I made this image last year (or maybe it was two years ago?) and I just found it on dropbox. Look at how happy I am.
I keep feeling like there's a cost to everything. I have always understood that you can't go one day without being encompassed by choices that will yield consequences, but it sucks when you can really feel it. Or to be precise with my words, it's discouraging when you feel weighed down by thinking about avoiding bad consequences. I think if I were my therapist, I'd say something to the effect of, "Well, how do you think you could reframe that so that it feels less discouraging?"

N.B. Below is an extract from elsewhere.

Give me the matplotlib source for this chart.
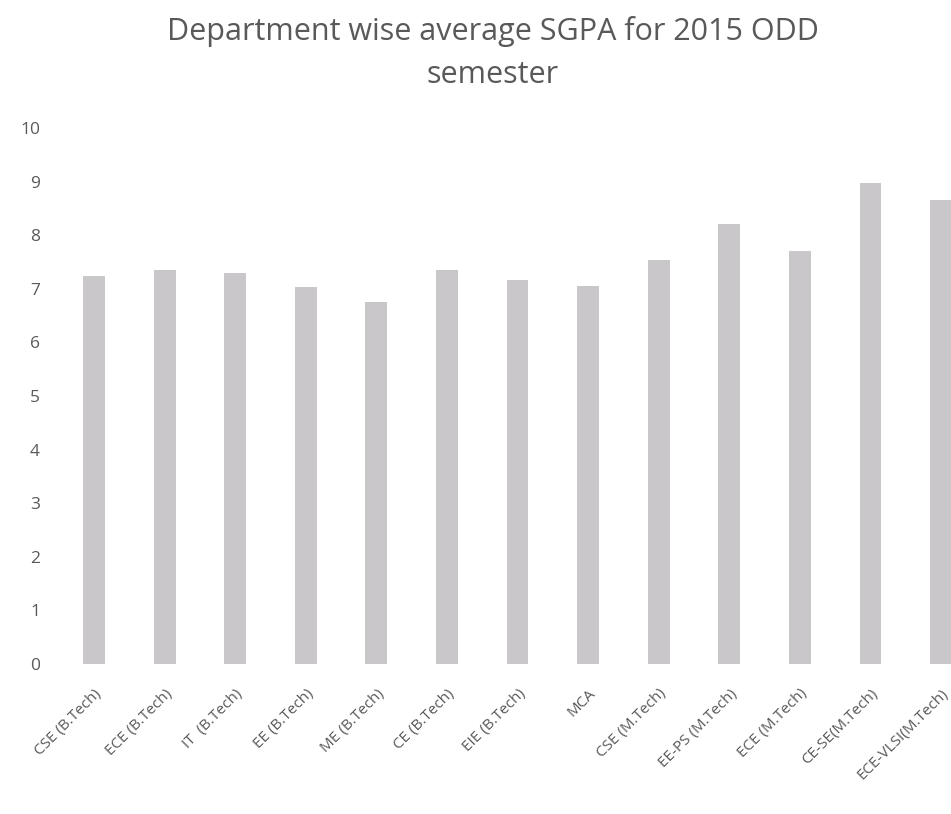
import numpy as np
import matplotlib
matplotlib.use("Agg")
import matplotlib.pyplot as plt

# departments and their average SGPA
departments = ["CSE (B.Tech)", "ECE (B.Tech)", "IT  (B.Tech)", "EE (B.Tech)",
               "ME (B.Tech)", "CE (B.Tech)", "EIE (B.Tech)", "MCA",
               "CSE (M.Tech)", "EE-PS (M.Tech)", "ECE (M.Tech)",
               "CE-SE(M.Tech)", "ECE-VLSI(M.Tech)"]
sgpa = [7.23, 7.35, 7.29, 7.03, 6.76, 7.35, 7.17, 7.06,
        7.54, 8.21, 7.71, 8.98, 8.65]
yticks = list(range(0, 11))

plt.rcParams['font.family'] = ['Open Sans', 'DejaVu Sans']
text_col = "#595959"

fig = plt.figure(figsize=(9.51, 8.14), dpi=100)
# axes runs a bit past the right edge, as in the cropped original
ax = fig.add_axes([0.0617, 0.1843, 0.965, 0.6585])

x = np.arange(len(departments))
ax.bar(x, sgpa, width=0.31, color="#cac7cb", edgecolor="none")

ax.set_xlim(-0.5, len(departments) - 0.5)
ax.set_ylim(0, 10)
ax.set_yticks(yticks)
ax.set_yticklabels([str(t) for t in yticks], fontsize=12.5, color=text_col)
ax.set_xticks(x)
ax.set_xticklabels(departments, rotation=45, ha="right", rotation_mode="anchor",
                   fontsize=11, color=text_col)
ax.tick_params(axis="y", length=0, pad=13.5)
ax.tick_params(axis="x", length=0, pad=16)
for s in ax.spines.values():
    s.set_visible(False)

fig.text(0.518, 0.935, "Department wise average SGPA for 2015 ODD\nsemester",
         ha="center", va="center", fontsize=22, color=text_col,
         linespacing=1.6)

fig.savefig("out.png", dpi=100)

To which I'd respond, "Sometimes it's okay to just be overwhelmed and use thinking errors, okay? And I know you're going to say next(!)--"
"Sure it's okay to feel overwhelmed, but have thinking errors ever truly been helpful to you? Sometimes thinking errors can be the pathway to feeling overwh--"
"Shut up!"
I had this dream where I was in a collapsing building and I barely made it out alive. We held a banquet for all the survivors. Then as we were toasting to our survival (in a fancy building with huge windows with a great view to a war swept world outside), the toaster stopped to look out the north window. We all followed his eyes and saw planes flying upside down with dead passengers crashing into buildings all around us. One of those buildings was a tent that held medical personnel rescuing others from collapsing buildings. I didn't even feel panic about dying soon. I just felt this weight of despair that woke me up and it has lingered with me all day.